In 2000, Marianna Shreve Simpson located a significant number of folios, mostly in museum collections, and reconstructed their original order in the Shahnameh. A listing of folios, and their present location, is published in an appendix at the end of her article 'A Reconstruction and Preliminary Account of the 1341 Shahnama, with Some Further Thoughts on Early Shahnama Illustration' in Hillenbrand (ed.) 2000, pp.236-245. The majority of the surviving folios are in the Chester Beatty Library in Dublin (CBL Per 110; eighty-five folios).

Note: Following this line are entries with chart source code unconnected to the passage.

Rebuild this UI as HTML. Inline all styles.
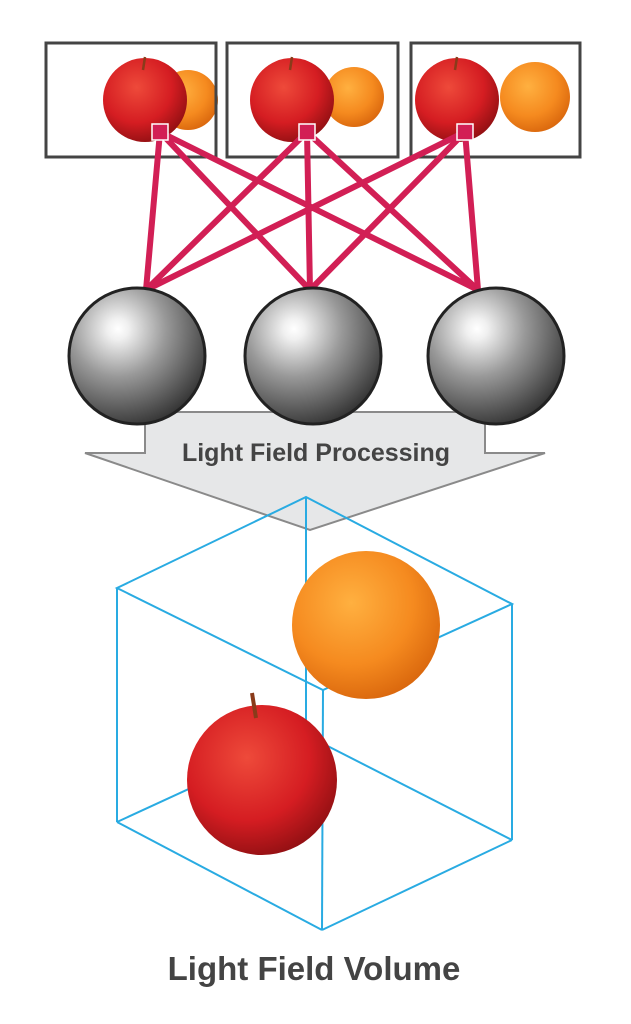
<!DOCTYPE html>
<html><head><style>html,body{margin:0;padding:0;background:#fff}svg{display:block}</style></head>
<body>
<svg width="631" height="1024" viewBox="0 0 631 1024" xmlns="http://www.w3.org/2000/svg">
<defs>
<radialGradient id="sph" cx="0.36" cy="0.3" r="0.78">
<stop offset="0" stop-color="#ffffff"/><stop offset="0.1" stop-color="#f0f0f0"/><stop offset="0.45" stop-color="#999"/><stop offset="1" stop-color="#2a2a2a"/></radialGradient>
<radialGradient id="app" cx="0.4" cy="0.35" r="0.7">
<stop offset="0" stop-color="#ee4a3a"/><stop offset="0.6" stop-color="#d51d22"/><stop offset="1" stop-color="#8e0f12"/></radialGradient>
<radialGradient id="ora" cx="0.4" cy="0.35" r="0.7">
<stop offset="0" stop-color="#ffb040"/><stop offset="0.6" stop-color="#f58a1f"/><stop offset="1" stop-color="#d8650c"/></radialGradient>
</defs>
<circle cx="188" cy="100" r="30" fill="url(#ora)"/>
<circle cx="145" cy="100" r="42" fill="url(#app)"/>
<circle cx="354" cy="97" r="30" fill="url(#ora)"/>
<circle cx="292" cy="100" r="42" fill="url(#app)"/>
<circle cx="535" cy="97" r="35" fill="url(#ora)"/>
<circle cx="457" cy="100" r="42" fill="url(#app)"/>
<g stroke="#8a3b1a" stroke-width="2.5"><line x1="145" y1="57" x2="143" y2="70"/><line x1="292" y1="57" x2="290" y2="70"/><line x1="457" y1="57" x2="455" y2="70"/></g>
<g fill="none" stroke="#444" stroke-width="3">
<rect x="46" y="43" width="170" height="114"/><rect x="227" y="43" width="171" height="114"/><rect x="411" y="43" width="169" height="114"/></g>
<g stroke="#d21f55" stroke-width="6" stroke-linecap="round">
<line x1="160" y1="132" x2="146" y2="290"/><line x1="160" y1="132" x2="310" y2="290"/><line x1="160" y1="132" x2="478" y2="290"/>
<line x1="307" y1="132" x2="146" y2="290"/><line x1="307" y1="132" x2="310" y2="290"/><line x1="307" y1="132" x2="478" y2="290"/>
<line x1="465" y1="132" x2="146" y2="290"/><line x1="465" y1="132" x2="310" y2="290"/><line x1="465" y1="132" x2="478" y2="290"/>
</g>
<g fill="#d21f55" stroke="#fff" stroke-width="1.5">
<rect x="152" y="124" width="16" height="16"/><rect x="299" y="124" width="16" height="16"/><rect x="457" y="124" width="16" height="16"/></g>
<polygon points="145,412 485,412 485,453 545,453 310,530 85,453 145,453" fill="#e6e7e8" stroke="#8a8a8a" stroke-width="2"/>
<g stroke="#222" stroke-width="3" fill="url(#sph)">
<circle cx="137" cy="356" r="68"/><circle cx="313" cy="356" r="68"/><circle cx="496" cy="356" r="68"/></g>
<text x="316" y="461" text-anchor="middle" font-family="Liberation Sans, sans-serif" font-size="25" font-weight="bold" fill="#444">Light Field Processing</text>
<g stroke="#29abe2" stroke-width="2" fill="none">
<line x1="306" y1="497" x2="306" y2="735"/><line x1="306" y1="735" x2="117" y2="822"/><line x1="306" y1="735" x2="512" y2="840"/>
<polygon points="306,497 512,604 323,690 117,588"/>
<line x1="117" y1="588" x2="117" y2="822"/><line x1="512" y1="604" x2="512" y2="840"/><line x1="323" y1="690" x2="322" y2="930"/>
<line x1="117" y1="822" x2="322" y2="930"/><line x1="322" y1="930" x2="512" y2="840"/>
</g>
<circle cx="366" cy="625" r="74" fill="url(#ora)"/>
<circle cx="262" cy="780" r="75" fill="url(#app)"/>
<line x1="252" y1="693" x2="256" y2="718" stroke="#8a3b1a" stroke-width="4"/>
<text x="314" y="980" text-anchor="middle" font-family="Liberation Sans, sans-serif" font-size="33" font-weight="bold" fill="#444">Light Field Volume</text>
</svg>
</body></html>
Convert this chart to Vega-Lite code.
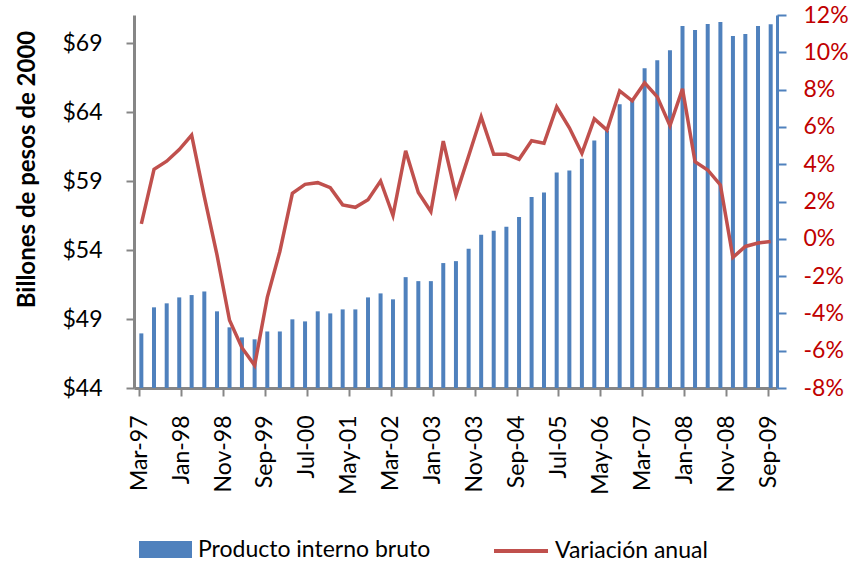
{
  "$schema": "https://vega.github.io/schema/vega-lite/v6.json",
  "width": 643,
  "height": 373,
  "autosize": {"type": "none"},
  "padding": {"left": 134, "top": 15, "right": 78, "bottom": 175},
  "background": "white",
  "config": {"view": {"stroke": null}, "font": "Lato"},
  "data": {"values": [
    {"fecha": "1997-03-18", "pib": 47.96, "var": 0.0080},
    {"fecha": "1997-06-18", "pib": 49.85, "var": 0.0373},
    {"fecha": "1997-09-18", "pib": 50.14, "var": 0.0416},
    {"fecha": "1997-12-18", "pib": 50.57, "var": 0.0478},
    {"fecha": "1998-03-18", "pib": 50.74, "var": 0.0556},
    {"fecha": "1998-06-18", "pib": 51.00, "var": 0.0226},
    {"fecha": "1998-09-18", "pib": 49.56, "var": -0.0086},
    {"fecha": "1998-12-18", "pib": 48.40, "var": -0.0437},
    {"fecha": "1999-03-18", "pib": 47.67, "var": -0.0584},
    {"fecha": "1999-06-18", "pib": 47.53, "var": -0.0679},
    {"fecha": "1999-09-18", "pib": 48.10, "var": -0.0314},
    {"fecha": "1999-12-18", "pib": 48.10, "var": -0.0068},
    {"fecha": "2000-03-18", "pib": 48.98, "var": 0.0244},
    {"fecha": "2000-06-18", "pib": 48.83, "var": 0.0292},
    {"fecha": "2000-09-18", "pib": 49.56, "var": 0.0301},
    {"fecha": "2000-12-18", "pib": 49.41, "var": 0.0274},
    {"fecha": "2001-03-18", "pib": 49.70, "var": 0.0182},
    {"fecha": "2001-06-18", "pib": 49.70, "var": 0.0169},
    {"fecha": "2001-09-18", "pib": 50.57, "var": 0.0210},
    {"fecha": "2001-12-18", "pib": 50.86, "var": 0.0310},
    {"fecha": "2002-03-18", "pib": 50.43, "var": 0.0125},
    {"fecha": "2002-06-18", "pib": 52.04, "var": 0.0472},
    {"fecha": "2002-09-18", "pib": 51.75, "var": 0.0248},
    {"fecha": "2002-12-18", "pib": 51.75, "var": 0.0146},
    {"fecha": "2003-03-18", "pib": 53.06, "var": 0.0524},
    {"fecha": "2003-06-18", "pib": 53.20, "var": 0.0234},
    {"fecha": "2003-09-18", "pib": 54.09, "var": 0.0444},
    {"fecha": "2003-12-18", "pib": 55.11, "var": 0.0654},
    {"fecha": "2004-03-18", "pib": 55.40, "var": 0.0453},
    {"fecha": "2004-06-18", "pib": 55.69, "var": 0.0453},
    {"fecha": "2004-09-18", "pib": 56.41, "var": 0.0426},
    {"fecha": "2004-12-18", "pib": 57.86, "var": 0.0526},
    {"fecha": "2005-03-18", "pib": 58.18, "var": 0.0512},
    {"fecha": "2005-06-18", "pib": 59.63, "var": 0.0707},
    {"fecha": "2005-09-18", "pib": 59.77, "var": 0.0595},
    {"fecha": "2005-12-18", "pib": 60.62, "var": 0.0458},
    {"fecha": "2006-03-18", "pib": 61.95, "var": 0.0643},
    {"fecha": "2006-06-18", "pib": 62.65, "var": 0.0583},
    {"fecha": "2006-09-18", "pib": 64.58, "var": 0.0793},
    {"fecha": "2006-12-18", "pib": 64.90, "var": 0.0740},
    {"fecha": "2007-03-18", "pib": 67.19, "var": 0.0836},
    {"fecha": "2007-06-18", "pib": 67.77, "var": 0.0761},
    {"fecha": "2007-09-18", "pib": 68.49, "var": 0.0606},
    {"fecha": "2007-12-18", "pib": 70.25, "var": 0.0804},
    {"fecha": "2008-03-18", "pib": 69.96, "var": 0.0413},
    {"fecha": "2008-06-18", "pib": 70.40, "var": 0.0369},
    {"fecha": "2008-09-18", "pib": 70.54, "var": 0.0289},
    {"fecha": "2008-12-18", "pib": 69.53, "var": -0.0100},
    {"fecha": "2009-03-18", "pib": 69.67, "var": -0.0041},
    {"fecha": "2009-06-18", "pib": 70.25, "var": -0.0023},
    {"fecha": "2009-09-18", "pib": 70.38, "var": -0.0014}
  ]},
  "encoding": {
    "x": {
      "field": "fecha",
      "type": "temporal",
      "scale": {
        "type": "utc",
        "domain": [
          {"year": 1997, "month": 3, "date": 1, "utc": true},
          {"year": 2009, "month": 9, "date": 27, "hours": 12, "utc": true}
        ]
      },
      "axis": {
        "values": [
          {"year": 1997, "month": 3, "date": 1, "utc": true},
          {"year": 1998, "month": 1, "date": 1, "utc": true},
          {"year": 1998, "month": 11, "date": 1, "utc": true},
          {"year": 1999, "month": 9, "date": 1, "utc": true},
          {"year": 2000, "month": 7, "date": 1, "utc": true},
          {"year": 2001, "month": 5, "date": 1, "utc": true},
          {"year": 2002, "month": 3, "date": 1, "utc": true},
          {"year": 2003, "month": 1, "date": 1, "utc": true},
          {"year": 2003, "month": 11, "date": 1, "utc": true},
          {"year": 2004, "month": 9, "date": 1, "utc": true},
          {"year": 2005, "month": 7, "date": 1, "utc": true},
          {"year": 2006, "month": 5, "date": 1, "utc": true},
          {"year": 2007, "month": 3, "date": 1, "utc": true},
          {"year": 2008, "month": 1, "date": 1, "utc": true},
          {"year": 2008, "month": 11, "date": 1, "utc": true},
          {"year": 2009, "month": 9, "date": 1, "utc": true}
        ],
        "labelExpr": "utcFormat(datum.value, '%b-%y')",
        "labelAngle": -90,
        "labelFontSize": 23,
        "labelColor": "#000000",
        "labelPadding": 19,
        "labelFlush": false,
        "labelOverlap": false,
        "labelBound": false,
        "tickSize": 8,
        "tickWidth": 2,
        "tickColor": "#868686",
        "domainColor": "#868686",
        "domainWidth": 3,
        "grid": false,
        "title": null
      }
    }
  },
  "layer": [
    {
      "mark": {"type": "bar", "width": 4},
      "encoding": {
        "y": {
          "field": "pib",
          "type": "quantitative",
          "scale": {"domain": [44, 71.05], "nice": false, "zero": false},
          "axis": {
            "orient": "left",
            "values": [44, 49, 54, 59, 64, 69],
            "labelExpr": "'$' + datum.value",
            "labelFontSize": 23,
            "labelColor": "#000000",
            "labelPadding": 24,
            "tickSize": 8,
            "tickWidth": 2,
            "tickColor": "#868686",
            "domainColor": "#868686",
            "domainWidth": 3,
            "grid": false,
            "title": "Billones de pesos de 2000",
            "titleFontSize": 24,
            "titleFontWeight": "bold",
            "titleColor": "#000000",
            "titleAngle": -90,
            "titleX": -107,
            "titleY": 154,
            "titleAlign": "center",
            "titleBaseline": "middle"
          }
        },
        "y2": {"datum": 44},
        "color": {
          "datum": "Producto interno bruto",
          "scale": {"range": ["#4F81BD"]},
          "legend": {
            "orient": "none",
            "legendX": 5,
            "legendY": 508,
            "title": null,
            "padding": 0,
            "symbolType": "M-1,-0.32H1V0.32H-1Z",
            "symbolSize": 2809,
            "symbolStrokeWidth": 0,
            "symbolOpacity": 1,
            "labelFontSize": 23,
            "labelLimit": 500,
            "labelColor": "#000000",
            "labelOffset": 6
          }
        }
      }
    },
    {
      "mark": {"type": "line", "strokeWidth": 3.5},
      "encoding": {
        "y": {
          "field": "var",
          "type": "quantitative",
          "scale": {"domain": [-0.08, 0.12], "nice": false, "zero": false},
          "axis": {
            "orient": "right",
            "values": [-0.08, -0.06, -0.04, -0.02, 0, 0.02, 0.04, 0.06, 0.08, 0.1, 0.12],
            "labelExpr": "replace(format(datum.value, '.0%'), '\u2212', '-')",
            "labelFontSize": 23,
            "labelColor": "#C00000",
            "labelPadding": 17,
            "tickSize": 9,
            "tickWidth": 2,
            "tickColor": "#4F81BD",
            "domainColor": "#4F81BD",
            "domainWidth": 3,
            "grid": false,
            "title": null
          }
        },
        "stroke": {
          "datum": "Variación anual",
          "scale": {"range": ["#C0504D"]},
          "legend": {
            "orient": "none",
            "legendX": 358,
            "legendY": 507,
            "title": null,
            "padding": 0,
            "symbolType": "stroke",
            "symbolSize": 2916,
            "symbolStrokeWidth": 4,
            "labelFontSize": 23,
            "labelLimit": 500,
            "labelColor": "#000000",
            "labelOffset": 5
          }
        }
      }
    }
  ],
  "resolve": {"scale": {"y": "independent"}}
}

The present folio is listed on p.242. Other collections with leaves from this manuscript include the Arthur M. Sackler Gallery, Washington D.C. (12 folios); the Aga Khan Museum, Toronto (11 folios); The Metropolitan Museum of Art, New York (7 folios), Freer Gallery of Art, Washington D.C. (5 folios); The Nasser D. Khalili Collection of Islamic Art, London (5 folios); The Walters Art Museum, Baltimore (4 folios); The Museum of Fine Arts, Boston (3 folios); The Keir Collection (3 folios), The British Museum (2 folios), among others. For further discussion on this manuscript, see ibid., pp.217-35.
Leaves from this manuscript sold at auction include Christie’s London, 15 October 1996, lots 122-126; Sotheby’s London, 6 December 1967, lots 10-12, and 15 October 1997, lot 38. For another folio from this group of early Shahnameh manuscripts, known as the Second Small Shahnameh and dated to circa 1300, see the previous lot in this sale.